__Stated problem__.
All of the records below must be output exactly, with no pictures carried over.

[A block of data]
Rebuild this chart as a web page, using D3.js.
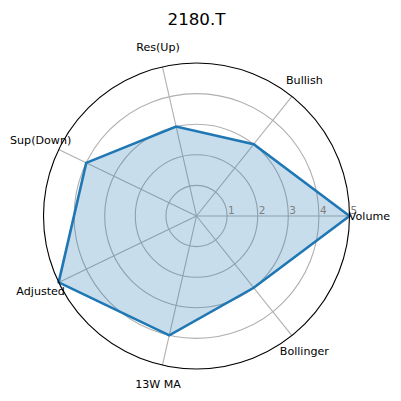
<!DOCTYPE html>
<html><head><meta charset="utf-8">
<script src="https://cdn.jsdelivr.net/npm/d3@7"></script>
<style>body{margin:0;background:#fff}svg{display:block}</style>
</head><body>
<script>
const title = "2180.T";
const categories = ["Volume","Bullish","Res(Up)","Sup(Down)","Adjusted","13W MA","Bollinger"];
const values = [5,3,3,4,5,4,3];
const rTicks = [1,2,3,4,5];

const W=401,H=401, cx=196.5, cy=216, R=153;
const svg=d3.select("body").append("svg").attr("width",W).attr("height",H);
svg.append("rect").attr("width",W).attr("height",H).attr("fill","#fff");
const g=svg.append("g").attr("transform",`translate(${cx},${cy})`);
const r=d3.scaleLinear().domain([0,5]).range([0,R]);
const ang=d3.scaleLinear().domain([0,categories.length]).range([0,2*Math.PI]);
const px=(i,v)=>r(v)*Math.cos(ang(i));
const py=(i,v)=>-r(v)*Math.sin(ang(i));
const font="DejaVu Sans, sans-serif";

// grid circles
g.selectAll("circle.grid").data(rTicks.slice(0,-1)).enter().append("circle")
 .attr("r",d=>r(d)).attr("fill","none").attr("stroke","#b0b0b0").attr("stroke-width",1.1);
// radial lines
g.selectAll("line.spoke").data(categories).enter().append("line")
 .attr("x1",0).attr("y1",0).attr("x2",(d,i)=>px(i,5)).attr("y2",(d,i)=>py(i,5))
 .attr("stroke","#b0b0b0").attr("stroke-width",1.1);

// data polygon
const pts=values.map((v,i)=>[px(i,v),py(i,v)]);
const line=d3.line().curve(d3.curveLinearClosed);
g.append("path").attr("d",line(pts)).attr("fill","#1f77b4").attr("fill-opacity",0.25).attr("stroke","none");
g.append("path").attr("d",line(pts)).attr("fill","none").attr("stroke","#1f77b4").attr("stroke-width",2.6).attr("stroke-linejoin","miter");

// outer circle
g.append("circle").attr("r",r(5)).attr("fill","none").attr("stroke","#000").attr("stroke-width",1.1);

// r tick labels
g.selectAll("text.rt").data(rTicks).enter().append("text")
 .attr("x",d=>r(d)+1).attr("y",-2).text(d=>d)
 .attr("font-family",font).attr("font-size",10.5).attr("fill","#808080");

// category labels
g.selectAll("text.cat").data(categories).enter().append("text")
 .attr("x",(d,i)=>(R+20)*Math.cos(ang(i))).attr("y",(d,i)=>-(R+20)*Math.sin(ang(i)))
 .attr("text-anchor","middle").attr("dominant-baseline","central")
 .attr("font-family",font).attr("font-size",11.1).attr("fill","#000").text(d=>d);

svg.append("text").attr("x",196.5).attr("y",25).attr("text-anchor","middle")
 .attr("font-family",font).attr("font-size",16.7).text(title);
</script>
</body></html>
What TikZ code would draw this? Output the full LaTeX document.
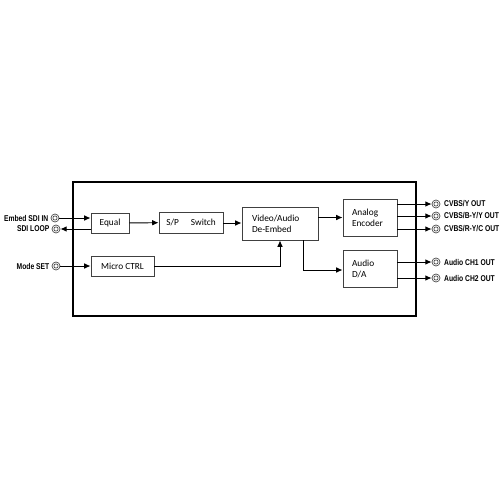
\documentclass[tikz,border=0pt]{standalone}
\usepackage{fontspec}
\setmainfont{Carlito}
\newfontfamily\tagfont[FakeStretch=0.8]{Liberation Sans}
\usetikzlibrary{arrows.meta, positioning}
\newlength\pix
\setlength\pix{0.02cm}

\tikzset{
  block/.style={rectangle, draw=black!75, line width=0.5pt, inner sep=0pt,
    font=\fontsize{5.3}{6.3}\selectfont},
  lblock/.style={block, align=left},
  arr/.style={-{Latex[length=3.6pt,width=3.2pt]}, line width=0.55pt},
  jack/.style={circle, draw=black!70, line width=0.4pt, minimum size=8\pix, inner sep=0pt,
    path picture={\draw[black!70, line width=0.4pt] (path picture bounding box.center) circle (1.2pt);}},
  tag/.style={inner sep=0pt, font=\tagfont\bfseries\fontsize{4.8}{5.5}\selectfont}
}

\begin{document}
\begin{tikzpicture}[x=0.02cm, y=-0.02cm]
  \useasboundingbox[fill=white] (0,0) rectangle (500,500);

  % unit frame
  \node (unit) [draw, line width=1.1pt, minimum width=343\pix, minimum height=134\pix, inner sep=0pt] at (244.5,249) {};

  % blocks
  \node (eq) [block, minimum width=38\pix, minimum height=20\pix] at (110,223) {Equal};
  \node (sp) [block, minimum width=64\pix, minimum height=21\pix] at (191,222.5) {S/P\hspace*{6.8pt}Switch};
  \node (va) [lblock, text width=56\pix, inner xsep=10\pix, minimum height=33\pix] at (280,223.5) {Video/Audio\\De-Embed};
  \node (enc) [lblock, text width=36\pix, inner xsep=9\pix, minimum height=37\pix] at (370,217.5) {Analog\\Encoder};
  \node (da) [lblock, text width=36\pix, inner xsep=9\pix, minimum height=37\pix] at (370,268.5) {Audio\\D/A};
  \node (micro) [block, minimum width=63\pix, minimum height=20\pix] at (122.5,266) {Micro CTRL};

  % input jacks
  \node (ein) [jack] at (55,218) {};
  \node (loop) [jack] at (56,229) {};
  \node (mset) [jack] at (56,266) {};
  \node (eint) [tag, left=0.04cm of ein] {Embed SDI IN};
  \node (loopt) [tag, left=0.04cm of loop] {SDI LOOP};
  \node (msett) [tag, left=0.04cm of mset] {Mode SET};

  % output jacks
  \node (cvy) [jack] at (436,204) {};
  \node (cvby) [jack] at (436,216) {};
  \node (cvry) [jack] at (436,229) {};
  \node (ach1) [jack] at (436,262) {};
  \node (ach2) [jack] at (436,278) {};
  \node (cvyt) [tag, right=0.07cm of cvy] {CVBS/Y OUT};
  \node (cvbyt) [tag, right=0.07cm of cvby] {CVBS/B-Y/Y OUT};
  \node (cvryt) [tag, right=0.07cm of cvry] {CVBS/R-Y/C OUT};
  \node (ach1t) [tag, right=0.07cm of ach1] {Audio CH1 OUT};
  \node (ach2t) [tag, right=0.07cm of ach2] {Audio CH2 OUT};

  % signal flow
  \draw[arr] (ein) -- (ein -| eq.west);
  \draw[arr] (eq.west |- loop) -- (loop);
  \draw[arr] (mset) -- (mset -| micro.west);
  \draw[arr] (eq) -- (sp);
  \draw[arr] (sp.east |- eq) -- (va.west |- eq);
  \draw[arr] (va.east |- enc) -- (enc.west);
  \draw[arr] (micro.east) -| (va.south);
  \draw[arr] ([xshift=23\pix]va.south) |- ([yshift=-1.5\pix]da.west);
  \draw[arr] (enc.east |- cvy) -- (cvy);
  \draw[arr] (enc.east |- cvby) -- (cvby);
  \draw[arr] (enc.east |- cvry) -- (cvry);
  \draw[arr] (da.east |- ach1) -- (ach1);
  \draw[arr] (da.east |- ach2) -- (ach2);
\end{tikzpicture}
\end{document}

__Completed task__.
Rebuild this chart as a web page, using D3.js.
<!DOCTYPE html>
<html><head><meta charset="utf-8">
<script src="https://cdn.jsdelivr.net/npm/d3@7"></script>
<style>body{margin:0;background:#fff}svg{display:block}</style>
</head><body>
<script>
const title = "2180.T";
const categories = ["Volume","Bullish","Res(Up)","Sup(Down)","Adjusted","13W MA","Bollinger"];
const values = [5,3,3,4,5,4,3];
const rTicks = [1,2,3,4,5];

const W=401,H=401, cx=196.5, cy=216, R=153;
const svg=d3.select("body").append("svg").attr("width",W).attr("height",H);
svg.append("rect").attr("width",W).attr("height",H).attr("fill","#fff");
const g=svg.append("g").attr("transform",`translate(${cx},${cy})`);
const r=d3.scaleLinear().domain([0,5]).range([0,R]);
const ang=d3.scaleLinear().domain([0,categories.length]).range([0,2*Math.PI]);
const px=(i,v)=>r(v)*Math.cos(ang(i));
const py=(i,v)=>-r(v)*Math.sin(ang(i));
const font="DejaVu Sans, sans-serif";

// grid circles
g.selectAll("circle.grid").data(rTicks.slice(0,-1)).enter().append("circle")
 .attr("r",d=>r(d)).attr("fill","none").attr("stroke","#b0b0b0").attr("stroke-width",1.1);
// radial lines
g.selectAll("line.spoke").data(categories).enter().append("line")
 .attr("x1",0).attr("y1",0).attr("x2",(d,i)=>px(i,5)).attr("y2",(d,i)=>py(i,5))
 .attr("stroke","#b0b0b0").attr("stroke-width",1.1);

// data polygon
const pts=values.map((v,i)=>[px(i,v),py(i,v)]);
const line=d3.line().curve(d3.curveLinearClosed);
g.append("path").attr("d",line(pts)).attr("fill","#1f77b4").attr("fill-opacity",0.25).attr("stroke","none");
g.append("path").attr("d",line(pts)).attr("fill","none").attr("stroke","#1f77b4").attr("stroke-width",2.6).attr("stroke-linejoin","miter");

// outer circle
g.append("circle").attr("r",r(5)).attr("fill","none").attr("stroke","#000").attr("stroke-width",1.1);

// r tick labels
g.selectAll("text.rt").data(rTicks).enter().append("text")
 .attr("x",d=>r(d)+1).attr("y",-2).text(d=>d)
 .attr("font-family",font).attr("font-size",10.5).attr("fill","#808080");

// category labels
g.selectAll("text.cat").data(categories).enter().append("text")
 .attr("x",(d,i)=>(R+20)*Math.cos(ang(i))).attr("y",(d,i)=>-(R+20)*Math.sin(ang(i)))
 .attr("text-anchor","middle").attr("dominant-baseline","central")
 .attr("font-family",font).attr("font-size",11.1).attr("fill","#000").text(d=>d);

svg.append("text").attr("x",196.5).attr("y",25).attr("text-anchor","middle")
 .attr("font-family",font).attr("font-size",16.7).text(title);
</script>
</body></html>
What TikZ code would draw this? Output the full LaTeX document.
\documentclass[tikz,border=0pt]{standalone}
\usepackage{fontspec}
\setmainfont{Carlito}
\newfontfamily\tagfont[FakeStretch=0.8]{Liberation Sans}
\usetikzlibrary{arrows.meta, positioning}
\newlength\pix
\setlength\pix{0.02cm}

\tikzset{
  block/.style={rectangle, draw=black!75, line width=0.5pt, inner sep=0pt,
    font=\fontsize{5.3}{6.3}\selectfont},
  lblock/.style={block, align=left},
  arr/.style={-{Latex[length=3.6pt,width=3.2pt]}, line width=0.55pt},
  jack/.style={circle, draw=black!70, line width=0.4pt, minimum size=8\pix, inner sep=0pt,
    path picture={\draw[black!70, line width=0.4pt] (path picture bounding box.center) circle (1.2pt);}},
  tag/.style={inner sep=0pt, font=\tagfont\bfseries\fontsize{4.8}{5.5}\selectfont}
}

\begin{document}
\begin{tikzpicture}[x=0.02cm, y=-0.02cm]
  \useasboundingbox[fill=white] (0,0) rectangle (500,500);

  % unit frame
  \node (unit) [draw, line width=1.1pt, minimum width=343\pix, minimum height=134\pix, inner sep=0pt] at (244.5,249) {};

  % blocks
  \node (eq) [block, minimum width=38\pix, minimum height=20\pix] at (110,223) {Equal};
  \node (sp) [block, minimum width=64\pix, minimum height=21\pix] at (191,222.5) {S/P\hspace*{6.8pt}Switch};
  \node (va) [lblock, text width=56\pix, inner xsep=10\pix, minimum height=33\pix] at (280,223.5) {Video/Audio\\De-Embed};
  \node (enc) [lblock, text width=36\pix, inner xsep=9\pix, minimum height=37\pix] at (370,217.5) {Analog\\Encoder};
  \node (da) [lblock, text width=36\pix, inner xsep=9\pix, minimum height=37\pix] at (370,268.5) {Audio\\D/A};
  \node (micro) [block, minimum width=63\pix, minimum height=20\pix] at (122.5,266) {Micro CTRL};

  % input jacks
  \node (ein) [jack] at (55,218) {};
  \node (loop) [jack] at (56,229) {};
  \node (mset) [jack] at (56,266) {};
  \node (eint) [tag, left=0.04cm of ein] {Embed SDI IN};
  \node (loopt) [tag, left=0.04cm of loop] {SDI LOOP};
  \node (msett) [tag, left=0.04cm of mset] {Mode SET};

  % output jacks
  \node (cvy) [jack] at (436,204) {};
  \node (cvby) [jack] at (436,216) {};
  \node (cvry) [jack] at (436,229) {};
  \node (ach1) [jack] at (436,262) {};
  \node (ach2) [jack] at (436,278) {};
  \node (cvyt) [tag, right=0.07cm of cvy] {CVBS/Y OUT};
  \node (cvbyt) [tag, right=0.07cm of cvby] {CVBS/B-Y/Y OUT};
  \node (cvryt) [tag, right=0.07cm of cvry] {CVBS/R-Y/C OUT};
  \node (ach1t) [tag, right=0.07cm of ach1] {Audio CH1 OUT};
  \node (ach2t) [tag, right=0.07cm of ach2] {Audio CH2 OUT};

  % signal flow
  \draw[arr] (ein) -- (ein -| eq.west);
  \draw[arr] (eq.west |- loop) -- (loop);
  \draw[arr] (mset) -- (mset -| micro.west);
  \draw[arr] (eq) -- (sp);
  \draw[arr] (sp.east |- eq) -- (va.west |- eq);
  \draw[arr] (va.east |- enc) -- (enc.west);
  \draw[arr] (micro.east) -| (va.south);
  \draw[arr] ([xshift=23\pix]va.south) |- ([yshift=-1.5\pix]da.west);
  \draw[arr] (enc.east |- cvy) -- (cvy);
  \draw[arr] (enc.east |- cvby) -- (cvby);
  \draw[arr] (enc.east |- cvry) -- (cvry);
  \draw[arr] (da.east |- ach1) -- (ach1);
  \draw[arr] (da.east |- ach2) -- (ach2);
\end{tikzpicture}
\end{document}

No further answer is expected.